In [1]:
import pandas as pd
import numpy as np

import torch

from transformers import RobertaTokenizer, RobertaForSequenceClassification

In [4]:
df = pd.read_csv('../data/esnli_train_1.csv')
df.head()

In [11]:
df_cleaned = df.rename(columns={'Sentence1': 'premise', 'Sentence2': 'hypothesis', 'Explanation_1': 'explanation'}).drop(["WorkerId", "Sentence1_Highlighted_1", "Sentence2_Highlighted_1"], axis=1)
df_cleaned

In [27]:
label_to_id = {"entailment": 0, "neutral": 1, "contradiction": 2}
id_to_label = {v: k for k, v in label_to_id.items()}

In [31]:
tokenizer = RobertaTokenizer.from_pretrained('roberta-base')
model = RobertaForSequenceClassification.from_pretrained('roberta-base')

# Tokenize input
premise = df['premise'][0]
hypothesis = df['hypothesis'][0]
explanation = df['explanation'][0]
actual_label = df['gold_label'][0]
encoded_input = tokenizer.encode_plus(premise, hypothesis, explanation, padding=True, truncation=True, return_tensors='pt')

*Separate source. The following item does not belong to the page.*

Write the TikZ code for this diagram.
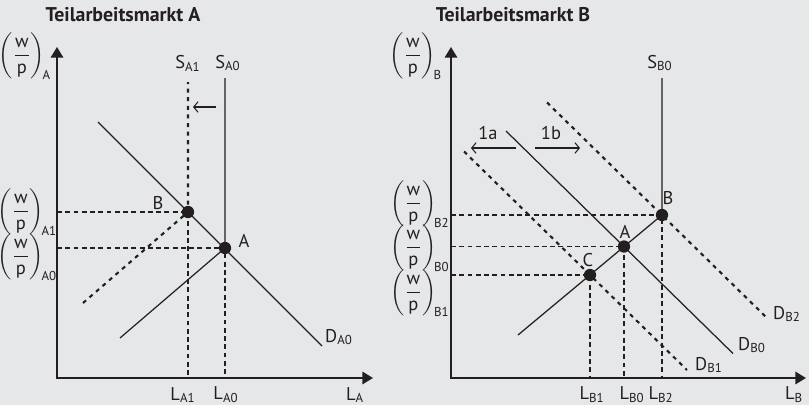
\documentclass[tikz,border=0pt]{standalone}
\usepackage{amsmath}
\usepackage{fontspec}
\setmainfont{PT Sans}
\usetikzlibrary{arrows.meta}

\definecolor{sfondo}{RGB}{230,231,232}
\definecolor{tratto}{RGB}{35,31,32}
\newcommand{\salario}[1]{$\biggl(\dfrac{\text{w}}{\text{p}}\biggr)_{\!\text{#1}}$}

\begin{document}
\begin{tikzpicture}[color=tratto, font=\fontsize{10.5}{12}\selectfont,
    asse/.style={line width=1.1pt, {Triangle[length=6pt,width=7pt]}-{Triangle[length=6pt,width=7pt]}},
    curva/.style={line width=0.7pt},
    spostata/.style={line width=1.2pt, dash pattern=on 2.3pt off 2.6pt},
    guida/.style={line width=0.6pt, dash pattern=on 2.8pt off 1.9pt},
    punto/.style={circle, fill=tratto, inner sep=0pt, minimum size=7pt},
    freccina/.style={line width=0.6pt, -{Straight Barb[length=2.5pt,width=6pt]}},
    titolo/.style={font=\bfseries\fontsize{11.3}{13}\selectfont}]
	% Sfondo grigio e cornice
	\fill[sfondo] (0,0) rectangle (16.18,8.10);
	\useasboundingbox (0,0) rectangle (16.18,8.10);

	% ---------------- Teilarbeitsmarkt A ----------------
	\node[titolo] (titoloA) at (2.46, 7.80) {Teilarbeitsmarkt A};
	\coordinate (OA) at (1.14, 0.54);
	\coordinate (yA) at (1.14, 7.16);
	\coordinate (xA) at (7.46, 0.54);
	\coordinate (A) at (4.50, 3.14);
	\coordinate (B) at (3.76, 3.86);

	% Linee guida tratteggiate verso gli assi
	\draw[guida] (OA |- B) -| (B |- OA);
	\draw[guida] (OA |- A) -| (A |- OA);

	% Assi
	\draw[asse] (yA) |- (xA);

	% Curve di offerta e domanda
	\coordinate (DAinizio) at (1.96, 5.66);
	\coordinate (DAfine) at (6.44, 1.18);
	\draw[curva] (DAinizio) -- (DAfine);
	\coordinate (SA0basso) at (2.40, 1.34);
	\coordinate (SA0alto) at (4.50, 6.54);
	\draw[curva] (SA0basso) -- (A) -- (SA0alto);
	\coordinate (SA1basso) at (1.66, 2.04);
	\coordinate (SA1alto) at (3.76, 6.46);
	\draw[spostata] (SA1basso) -- (B) -- (SA1alto);

	% Spostamento dell'offerta
	\coordinate (frA1) at (4.32, 5.96);
	\coordinate (frA2) at (3.86, 5.96);
	\draw[freccina] (frA1) -- (frA2);

	% Punti di equilibrio
	\node[punto] (puntoA) at (A) {};
	\node[punto] (puntoB) at (B) {};
	\node (etA) at (4.88, 3.28) {A};
	\node (etB) at (3.16, 4.04) {B};

	% Etichette delle curve e degli assi
	\node (lSA1) at (3.76, 6.84) {S$_\text{A1}$};
	\node (lSA0) at (4.56, 6.84) {S$_\text{A0}$};
	\node (lDA0) at (6.78, 1.36) {D$_\text{A0}$};
	\node (lLA1) at (3.66, 0.20) {L$_\text{A1}$};
	\node (lLA0) at (4.52, 0.20) {L$_\text{A0}$};
	\node (lLA) at (7.10, 0.20) {L$_\text{A}$};
	\node (lwA) at (0.50, 6.98) {\salario{A}};
	\node (lwA1) at (0.55, 3.86) {\salario{A1}};
	\node (lwA0) at (0.55, 2.96) {\salario{A0}};

	% ---------------- Teilarbeitsmarkt B ----------------
	\node[titolo] (titoloB) at (10.26, 7.80) {Teilarbeitsmarkt B};
	\coordinate (OB) at (9.02, 0.54);
	\coordinate (yB) at (9.02, 7.16);
	\coordinate (xB) at (16.12, 0.54);
	\coordinate (AB) at (12.48, 3.17);
	\coordinate (BB) at (13.24, 3.80);
	\coordinate (CB) at (11.80, 2.60);

	% Linee guida tratteggiate verso gli assi
	\draw[guida] (OB |- BB) -| (BB |- OB);
	\draw[guida] (OB |- AB) -| (AB |- OB);
	\draw[guida] (OB |- CB) -| (CB |- OB);

	% Assi
	\draw[asse] (yB) |- (xB);

	% Curve di domanda (spostate) e offerta
	\coordinate (DB0inizio) at (10.12, 5.48);
	\coordinate (DB0fine) at (14.66, 1.03);
	\draw[curva] (DB0inizio) -- (DB0fine);
	\coordinate (DB1inizio) at (9.28, 5.07);
	\coordinate (DB1fine) at (13.74, 0.70);
	\draw[spostata] (DB1inizio) -- (DB1fine);
	\coordinate (DB2inizio) at (10.94, 6.05);
	\coordinate (DB2fine) at (15.36, 1.72);
	\draw[spostata] (DB2inizio) -- (DB2fine);
	\coordinate (SBbasso) at (10.36, 1.40);
	\coordinate (SBalto) at (13.24, 6.54);
	\draw[curva] (SBbasso) -- (BB) -- (SBalto);

	% Spostamenti della domanda
	\coordinate (fr1a1) at (10.32, 5.14);
	\coordinate (fr1a2) at (9.42, 5.14);
	\coordinate (fr1b1) at (10.70, 5.14);
	\coordinate (fr1b2) at (11.60, 5.14);
	\draw[freccina] (fr1a1) -- (fr1a2);
	\draw[freccina] (fr1b1) -- (fr1b2);
	\node (et1a) at (9.76, 5.44) {1a};
	\node (et1b) at (11.02, 5.44) {1b};

	% Punti di equilibrio
	\node[punto] (puntoAB) at (AB) {};
	\node[punto] (puntoBB) at (BB) {};
	\node[punto] (puntoCB) at (CB) {};
	\node (etAB) at (12.50, 3.46) {A};
	\node (etBB) at (13.36, 4.14) {B};
	\node (etCB) at (11.76, 2.90) {C};

	% Etichette delle curve e degli assi
	\node (lSB0) at (13.20, 6.84) {S$_\text{B0}$};
	\node (lDB0) at (15.04, 1.20) {D$_\text{B0}$};
	\node (lDB1) at (14.18, 0.80) {D$_\text{B1}$};
	\node (lDB2) at (15.74, 1.82) {D$_\text{B2}$};
	\node (lLB1) at (11.84, 0.20) {L$_\text{B1}$};
	\node (lLB0) at (12.64, 0.20) {L$_\text{B0}$};
	\node (lLB2) at (13.22, 0.20) {L$_\text{B2}$};
	\node (lLB) at (15.88, 0.20) {L$_\text{B}$};
	\node (lwB) at (8.32, 6.98) {\salario{B}};
	\node (lwB2) at (8.40, 4.02) {\salario{B2}};
	\node (lwB0) at (8.40, 3.14) {\salario{B0}};
	\node (lwB1) at (8.40, 2.24) {\salario{B1}};
\end{tikzpicture}
\end{document}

labels = torch.tensor(df['gold_label'].replace(label_to_id).tolist())[0]
output = model(**encoded_input, labels=labels)

predicted_class = torch.argmax(output.logits, dim=1)

print(f"Premise: {premise}\nHypothesis: {hypothesis}\nExplanation: {explanation}\n")
print(f"True class: {actual_label}")
print(f"Predicted class: {id_to_label[predicted_class.item()]}")

Some weights of RobertaForSequenceClassification were not initialized from the model checkpoint at roberta-base and are newly initialized: ['classifier.dense.bias', 'classifier.dense.weight', 'classifier.out_proj.bias', 'classifier.out_proj.weight']
You should probably TRAIN this model on a down-stream task to be able to use it for predictions and inference.


Premise: A person on a horse jumps over a broken down airplane.
Hypothesis: A person is training his horse for a competition.
Explanation: the person is not necessarily training his horse

True class: neutral
Predicted class: entailment